━━━━━ Stored data ━━━━━
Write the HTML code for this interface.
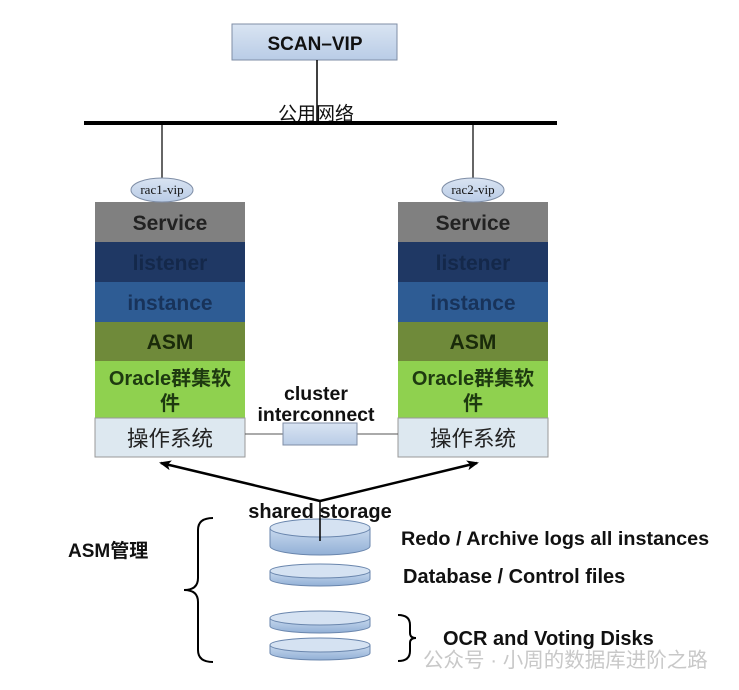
<!DOCTYPE html>
<html><head><meta charset="utf-8"><style>
html,body{margin:0;padding:0;background:#fff;width:739px;height:690px;overflow:hidden}
text{font-family:"Liberation Sans","Noto Sans CJK SC",sans-serif}
text.serif{font-family:"Liberation Serif","Noto Serif CJK SC",serif}
</style></head><body>
<svg width="739" height="690" viewBox="0 0 739 690" xmlns="http://www.w3.org/2000/svg">
<defs>
<linearGradient id="bg" x1="0" y1="0" x2="0" y2="1"><stop offset="0" stop-color="#d9e4f2"/><stop offset="1" stop-color="#b9cce6"/></linearGradient>
<linearGradient id="dk" x1="0" y1="0" x2="0" y2="1"><stop offset="0" stop-color="#c8d9ee"/><stop offset="1" stop-color="#92b0d6"/></linearGradient>
<marker id="ah" markerWidth="12" markerHeight="10" refX="10" refY="5" orient="auto" markerUnits="userSpaceOnUse"><path d="M0,0 L12,5 L0,10 L3,5 Z" fill="#000"/></marker>
</defs>
<rect x="232" y="24" width="165" height="36" fill="url(#bg)" stroke="#7f8ea6"/>
<text x="315" y="50" text-anchor="middle" font-size="19" font-weight="bold" fill="#111">SCAN–VIP</text>
<line x1="317" y1="60" x2="317" y2="123" stroke="#000" stroke-width="1.5"/>
<text x="316" y="120" text-anchor="middle" font-size="19" fill="#111">公用网络</text>
<line x1="84" y1="123" x2="557" y2="123" stroke="#000" stroke-width="4"/>
<line x1="162" y1="123" x2="162" y2="180" stroke="#000" stroke-width="1.2"/>
<line x1="473" y1="123" x2="473" y2="180" stroke="#000" stroke-width="1.2"/>
<g>
<rect x="95" y="202" width="150" height="40" fill="#808080"/>
<rect x="95" y="242" width="150" height="40" fill="#1f3864"/>
<rect x="95" y="282" width="150" height="40" fill="#2e5c94"/>
<rect x="95" y="322" width="150" height="39" fill="#6f8a3a"/>
<rect x="95" y="361" width="150" height="57" fill="#8fd14f"/>
<rect x="95" y="418" width="150" height="39" fill="#dde8f0" stroke="#999"/>
<ellipse cx="162" cy="190" rx="31" ry="12" fill="url(#bg)" stroke="#7f8ea6"/>
<text class="serif" x="162" y="194" text-anchor="middle" font-size="13" fill="#111">rac1-vip</text>
<text x="170" y="230" text-anchor="middle" font-size="21" font-weight="bold" fill="#222">Service</text>
<text x="170" y="270" text-anchor="middle" font-size="21" font-weight="bold" fill="#14284a">listener</text>
<text x="170" y="310" text-anchor="middle" font-size="21" font-weight="bold" fill="#18335a">instance</text>
<text x="170" y="349" text-anchor="middle" font-size="21" font-weight="bold" fill="#1a2a0a">ASM</text>
<text x="170" y="385" text-anchor="middle" font-size="20" font-weight="bold" fill="#1e3a10">Oracle群集软</text>
<text x="170" y="410" text-anchor="middle" font-size="20" font-weight="bold" fill="#1e3a10">件</text>
<text x="170" y="446" text-anchor="middle" font-size="21.5" fill="#222">操作系统</text>
</g>
<g transform="translate(303,0)">
<rect x="95" y="202" width="150" height="40" fill="#808080"/>
<rect x="95" y="242" width="150" height="40" fill="#1f3864"/>
<rect x="95" y="282" width="150" height="40" fill="#2e5c94"/>
<rect x="95" y="322" width="150" height="39" fill="#6f8a3a"/>
<rect x="95" y="361" width="150" height="57" fill="#8fd14f"/>
<rect x="95" y="418" width="150" height="39" fill="#dde8f0" stroke="#999"/>
<ellipse cx="170" cy="190" rx="31" ry="12" fill="url(#bg)" stroke="#7f8ea6"/>
<text class="serif" x="170" y="194" text-anchor="middle" font-size="13" fill="#111">rac2-vip</text>
<text x="170" y="230" text-anchor="middle" font-size="21" font-weight="bold" fill="#222">Service</text>
<text x="170" y="270" text-anchor="middle" font-size="21" font-weight="bold" fill="#14284a">listener</text>
<text x="170" y="310" text-anchor="middle" font-size="21" font-weight="bold" fill="#18335a">instance</text>
<text x="170" y="349" text-anchor="middle" font-size="21" font-weight="bold" fill="#1a2a0a">ASM</text>
<text x="170" y="385" text-anchor="middle" font-size="20" font-weight="bold" fill="#1e3a10">Oracle群集软</text>
<text x="170" y="410" text-anchor="middle" font-size="20" font-weight="bold" fill="#1e3a10">件</text>
<text x="170" y="446" text-anchor="middle" font-size="21.5" fill="#222">操作系统</text>
</g>
<line x1="245" y1="434" x2="398" y2="434" stroke="#555" stroke-width="1"/>
<rect x="283" y="423" width="74" height="22" fill="url(#bg)" stroke="#7f8ea6"/>
<text x="316" y="400" text-anchor="middle" font-size="19.5" font-weight="bold" fill="#111">cluster</text>
<text x="316" y="421" text-anchor="middle" font-size="19.5" font-weight="bold" fill="#111">interconnect</text>
<line x1="320" y1="501" x2="161" y2="463" stroke="#000" stroke-width="2.5" marker-end="url(#ah)"/>
<line x1="320" y1="501" x2="477" y2="463" stroke="#000" stroke-width="2.5" marker-end="url(#ah)"/>
<text x="320" y="518" text-anchor="middle" font-size="20" font-weight="bold" fill="#111">shared  storage</text>
<path d="M270,528 v18 a50,9 0 0 0 100,0 v-18" fill="url(#dk)" stroke="#6a86ad"/>
<ellipse cx="320" cy="528" rx="50" ry="9" fill="#d5e2f2" stroke="#6a86ad"/>
<line x1="320" y1="501" x2="320" y2="541" stroke="#000" stroke-width="1.5"/>
<path d="M270,571 v8 a50,7 0 0 0 100,0 v-8" fill="url(#dk)" stroke="#6a86ad"/>
<ellipse cx="320" cy="571" rx="50" ry="7" fill="#d5e2f2" stroke="#6a86ad"/>
<path d="M270,618 v8 a50,7 0 0 0 100,0 v-8" fill="url(#dk)" stroke="#6a86ad"/>
<ellipse cx="320" cy="618" rx="50" ry="7" fill="#d5e2f2" stroke="#6a86ad"/>
<path d="M270,645 v8 a50,7 0 0 0 100,0 v-8" fill="url(#dk)" stroke="#6a86ad"/>
<ellipse cx="320" cy="645" rx="50" ry="7" fill="#d5e2f2" stroke="#6a86ad"/>
<text x="401" y="545" font-size="19.8" font-weight="bold" fill="#111">Redo / Archive logs all instances</text>
<text x="403" y="583" font-size="20" font-weight="bold" fill="#111">Database / Control files</text>
<text x="443" y="645" font-size="20" font-weight="bold" fill="#111">OCR and Voting Disks</text>
<text x="423" y="667" font-size="20.5" fill="#c8c8c8">公众号 · 小周的数据库进阶之路</text>
<path d="M398,615 q12,0 12,10 v8 q0,5 6,5 q-6,0 -6,5 v8 q0,10 -12,10" fill="none" stroke="#000" stroke-width="2"/>
<path d="M213,518 q-15,0 -15,12 v48 q0,12 -14,12 q14,0 14,12 v48 q0,12 15,12" fill="none" stroke="#000" stroke-width="2"/>
<text x="68" y="557" font-size="19" font-weight="bold" fill="#111">ASM管理</text>
</svg>
</body></html>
━━━━━
● **Given instruction**
Copy the material above in full and exactly, skipping pictures.

● **Task response**
Write the HTML code for this interface.
<!DOCTYPE html>
<html><head><meta charset="utf-8"><style>
html,body{margin:0;padding:0;background:#fff;width:739px;height:690px;overflow:hidden}
text{font-family:"Liberation Sans","Noto Sans CJK SC",sans-serif}
text.serif{font-family:"Liberation Serif","Noto Serif CJK SC",serif}
</style></head><body>
<svg width="739" height="690" viewBox="0 0 739 690" xmlns="http://www.w3.org/2000/svg">
<defs>
<linearGradient id="bg" x1="0" y1="0" x2="0" y2="1"><stop offset="0" stop-color="#d9e4f2"/><stop offset="1" stop-color="#b9cce6"/></linearGradient>
<linearGradient id="dk" x1="0" y1="0" x2="0" y2="1"><stop offset="0" stop-color="#c8d9ee"/><stop offset="1" stop-color="#92b0d6"/></linearGradient>
<marker id="ah" markerWidth="12" markerHeight="10" refX="10" refY="5" orient="auto" markerUnits="userSpaceOnUse"><path d="M0,0 L12,5 L0,10 L3,5 Z" fill="#000"/></marker>
</defs>
<rect x="232" y="24" width="165" height="36" fill="url(#bg)" stroke="#7f8ea6"/>
<text x="315" y="50" text-anchor="middle" font-size="19" font-weight="bold" fill="#111">SCAN–VIP</text>
<line x1="317" y1="60" x2="317" y2="123" stroke="#000" stroke-width="1.5"/>
<text x="316" y="120" text-anchor="middle" font-size="19" fill="#111">公用网络</text>
<line x1="84" y1="123" x2="557" y2="123" stroke="#000" stroke-width="4"/>
<line x1="162" y1="123" x2="162" y2="180" stroke="#000" stroke-width="1.2"/>
<line x1="473" y1="123" x2="473" y2="180" stroke="#000" stroke-width="1.2"/>
<g>
<rect x="95" y="202" width="150" height="40" fill="#808080"/>
<rect x="95" y="242" width="150" height="40" fill="#1f3864"/>
<rect x="95" y="282" width="150" height="40" fill="#2e5c94"/>
<rect x="95" y="322" width="150" height="39" fill="#6f8a3a"/>
<rect x="95" y="361" width="150" height="57" fill="#8fd14f"/>
<rect x="95" y="418" width="150" height="39" fill="#dde8f0" stroke="#999"/>
<ellipse cx="162" cy="190" rx="31" ry="12" fill="url(#bg)" stroke="#7f8ea6"/>
<text class="serif" x="162" y="194" text-anchor="middle" font-size="13" fill="#111">rac1-vip</text>
<text x="170" y="230" text-anchor="middle" font-size="21" font-weight="bold" fill="#222">Service</text>
<text x="170" y="270" text-anchor="middle" font-size="21" font-weight="bold" fill="#14284a">listener</text>
<text x="170" y="310" text-anchor="middle" font-size="21" font-weight="bold" fill="#18335a">instance</text>
<text x="170" y="349" text-anchor="middle" font-size="21" font-weight="bold" fill="#1a2a0a">ASM</text>
<text x="170" y="385" text-anchor="middle" font-size="20" font-weight="bold" fill="#1e3a10">Oracle群集软</text>
<text x="170" y="410" text-anchor="middle" font-size="20" font-weight="bold" fill="#1e3a10">件</text>
<text x="170" y="446" text-anchor="middle" font-size="21.5" fill="#222">操作系统</text>
</g>
<g transform="translate(303,0)">
<rect x="95" y="202" width="150" height="40" fill="#808080"/>
<rect x="95" y="242" width="150" height="40" fill="#1f3864"/>
<rect x="95" y="282" width="150" height="40" fill="#2e5c94"/>
<rect x="95" y="322" width="150" height="39" fill="#6f8a3a"/>
<rect x="95" y="361" width="150" height="57" fill="#8fd14f"/>
<rect x="95" y="418" width="150" height="39" fill="#dde8f0" stroke="#999"/>
<ellipse cx="170" cy="190" rx="31" ry="12" fill="url(#bg)" stroke="#7f8ea6"/>
<text class="serif" x="170" y="194" text-anchor="middle" font-size="13" fill="#111">rac2-vip</text>
<text x="170" y="230" text-anchor="middle" font-size="21" font-weight="bold" fill="#222">Service</text>
<text x="170" y="270" text-anchor="middle" font-size="21" font-weight="bold" fill="#14284a">listener</text>
<text x="170" y="310" text-anchor="middle" font-size="21" font-weight="bold" fill="#18335a">instance</text>
<text x="170" y="349" text-anchor="middle" font-size="21" font-weight="bold" fill="#1a2a0a">ASM</text>
<text x="170" y="385" text-anchor="middle" font-size="20" font-weight="bold" fill="#1e3a10">Oracle群集软</text>
<text x="170" y="410" text-anchor="middle" font-size="20" font-weight="bold" fill="#1e3a10">件</text>
<text x="170" y="446" text-anchor="middle" font-size="21.5" fill="#222">操作系统</text>
</g>
<line x1="245" y1="434" x2="398" y2="434" stroke="#555" stroke-width="1"/>
<rect x="283" y="423" width="74" height="22" fill="url(#bg)" stroke="#7f8ea6"/>
<text x="316" y="400" text-anchor="middle" font-size="19.5" font-weight="bold" fill="#111">cluster</text>
<text x="316" y="421" text-anchor="middle" font-size="19.5" font-weight="bold" fill="#111">interconnect</text>
<line x1="320" y1="501" x2="161" y2="463" stroke="#000" stroke-width="2.5" marker-end="url(#ah)"/>
<line x1="320" y1="501" x2="477" y2="463" stroke="#000" stroke-width="2.5" marker-end="url(#ah)"/>
<text x="320" y="518" text-anchor="middle" font-size="20" font-weight="bold" fill="#111">shared  storage</text>
<path d="M270,528 v18 a50,9 0 0 0 100,0 v-18" fill="url(#dk)" stroke="#6a86ad"/>
<ellipse cx="320" cy="528" rx="50" ry="9" fill="#d5e2f2" stroke="#6a86ad"/>
<line x1="320" y1="501" x2="320" y2="541" stroke="#000" stroke-width="1.5"/>
<path d="M270,571 v8 a50,7 0 0 0 100,0 v-8" fill="url(#dk)" stroke="#6a86ad"/>
<ellipse cx="320" cy="571" rx="50" ry="7" fill="#d5e2f2" stroke="#6a86ad"/>
<path d="M270,618 v8 a50,7 0 0 0 100,0 v-8" fill="url(#dk)" stroke="#6a86ad"/>
<ellipse cx="320" cy="618" rx="50" ry="7" fill="#d5e2f2" stroke="#6a86ad"/>
<path d="M270,645 v8 a50,7 0 0 0 100,0 v-8" fill="url(#dk)" stroke="#6a86ad"/>
<ellipse cx="320" cy="645" rx="50" ry="7" fill="#d5e2f2" stroke="#6a86ad"/>
<text x="401" y="545" font-size="19.8" font-weight="bold" fill="#111">Redo / Archive logs all instances</text>
<text x="403" y="583" font-size="20" font-weight="bold" fill="#111">Database / Control files</text>
<text x="443" y="645" font-size="20" font-weight="bold" fill="#111">OCR and Voting Disks</text>
<text x="423" y="667" font-size="20.5" fill="#c8c8c8">公众号 · 小周的数据库进阶之路</text>
<path d="M398,615 q12,0 12,10 v8 q0,5 6,5 q-6,0 -6,5 v8 q0,10 -12,10" fill="none" stroke="#000" stroke-width="2"/>
<path d="M213,518 q-15,0 -15,12 v48 q0,12 -14,12 q14,0 14,12 v48 q0,12 15,12" fill="none" stroke="#000" stroke-width="2"/>
<text x="68" y="557" font-size="19" font-weight="bold" fill="#111">ASM管理</text>
</svg>
</body></html>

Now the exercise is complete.